Extracted information:

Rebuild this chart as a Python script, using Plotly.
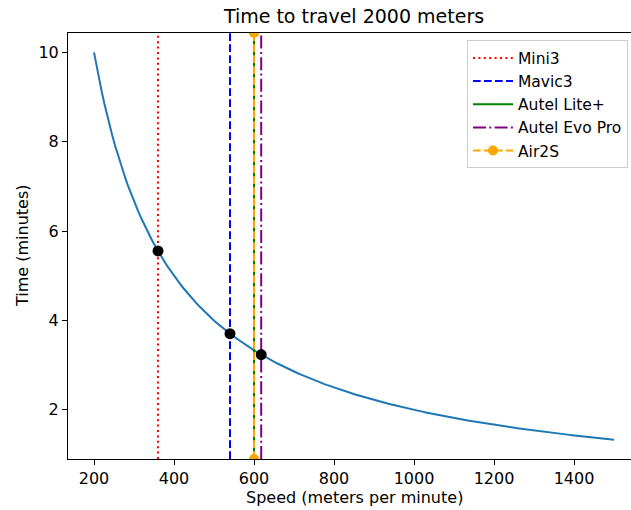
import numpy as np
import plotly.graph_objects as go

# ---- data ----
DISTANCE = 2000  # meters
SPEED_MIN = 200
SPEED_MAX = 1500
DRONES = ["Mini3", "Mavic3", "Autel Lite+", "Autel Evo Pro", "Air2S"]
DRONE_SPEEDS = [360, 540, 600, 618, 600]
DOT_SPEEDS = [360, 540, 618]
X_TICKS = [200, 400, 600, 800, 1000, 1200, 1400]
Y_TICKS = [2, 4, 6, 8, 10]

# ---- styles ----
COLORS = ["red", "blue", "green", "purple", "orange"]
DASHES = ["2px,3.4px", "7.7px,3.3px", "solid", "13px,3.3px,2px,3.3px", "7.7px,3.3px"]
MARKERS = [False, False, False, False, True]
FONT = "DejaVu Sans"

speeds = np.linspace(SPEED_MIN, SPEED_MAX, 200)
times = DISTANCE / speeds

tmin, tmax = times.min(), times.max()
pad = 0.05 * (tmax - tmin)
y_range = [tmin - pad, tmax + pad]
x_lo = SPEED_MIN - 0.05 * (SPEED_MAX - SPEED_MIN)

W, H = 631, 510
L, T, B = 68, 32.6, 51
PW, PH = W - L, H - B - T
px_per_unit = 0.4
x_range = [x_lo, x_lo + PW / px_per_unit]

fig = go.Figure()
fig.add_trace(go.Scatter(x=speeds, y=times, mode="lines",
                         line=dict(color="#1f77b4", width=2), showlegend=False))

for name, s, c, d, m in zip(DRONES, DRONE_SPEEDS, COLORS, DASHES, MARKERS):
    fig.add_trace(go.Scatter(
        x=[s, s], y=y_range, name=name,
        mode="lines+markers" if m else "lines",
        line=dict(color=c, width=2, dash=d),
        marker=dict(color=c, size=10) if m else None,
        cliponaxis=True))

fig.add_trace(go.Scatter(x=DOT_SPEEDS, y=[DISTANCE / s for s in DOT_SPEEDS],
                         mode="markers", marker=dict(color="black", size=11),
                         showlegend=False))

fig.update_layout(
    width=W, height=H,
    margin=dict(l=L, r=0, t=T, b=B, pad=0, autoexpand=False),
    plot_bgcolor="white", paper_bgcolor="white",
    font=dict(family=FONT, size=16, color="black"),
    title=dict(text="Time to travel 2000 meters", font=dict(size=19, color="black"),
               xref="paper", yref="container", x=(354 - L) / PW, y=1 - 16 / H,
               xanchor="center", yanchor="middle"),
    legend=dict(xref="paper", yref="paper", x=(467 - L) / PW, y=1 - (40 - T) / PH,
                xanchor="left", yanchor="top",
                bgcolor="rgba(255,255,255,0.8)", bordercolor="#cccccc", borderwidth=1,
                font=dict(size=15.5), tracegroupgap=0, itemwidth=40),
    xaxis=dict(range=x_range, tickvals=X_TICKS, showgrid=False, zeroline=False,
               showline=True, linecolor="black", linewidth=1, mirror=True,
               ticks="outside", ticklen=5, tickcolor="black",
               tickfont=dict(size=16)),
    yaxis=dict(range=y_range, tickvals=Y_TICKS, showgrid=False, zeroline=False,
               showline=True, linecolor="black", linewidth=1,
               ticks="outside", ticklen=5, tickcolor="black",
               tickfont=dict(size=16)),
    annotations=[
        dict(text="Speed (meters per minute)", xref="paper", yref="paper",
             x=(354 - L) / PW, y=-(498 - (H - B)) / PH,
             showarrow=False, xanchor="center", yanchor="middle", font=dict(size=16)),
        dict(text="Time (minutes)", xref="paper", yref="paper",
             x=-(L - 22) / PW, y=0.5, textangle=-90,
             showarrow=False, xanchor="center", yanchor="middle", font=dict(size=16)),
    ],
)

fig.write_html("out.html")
--
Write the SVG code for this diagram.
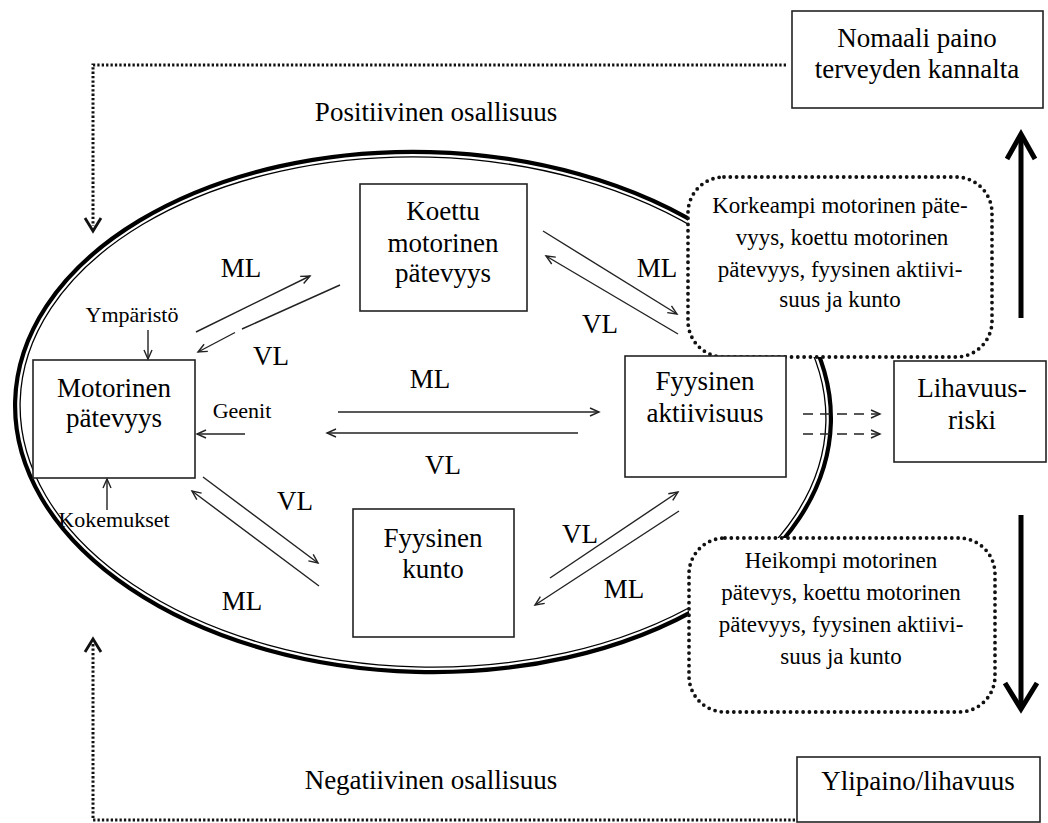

Your task:
Copy the listing above exactly, but only from the line with "Rebuild this chart" through the line with "import plotly.graph_objects as go", including those two lines and excluding any picture.

Response for this exercise:
Rebuild this chart as a Python script, using Plotly.
import numpy as np
import plotly.graph_objects as go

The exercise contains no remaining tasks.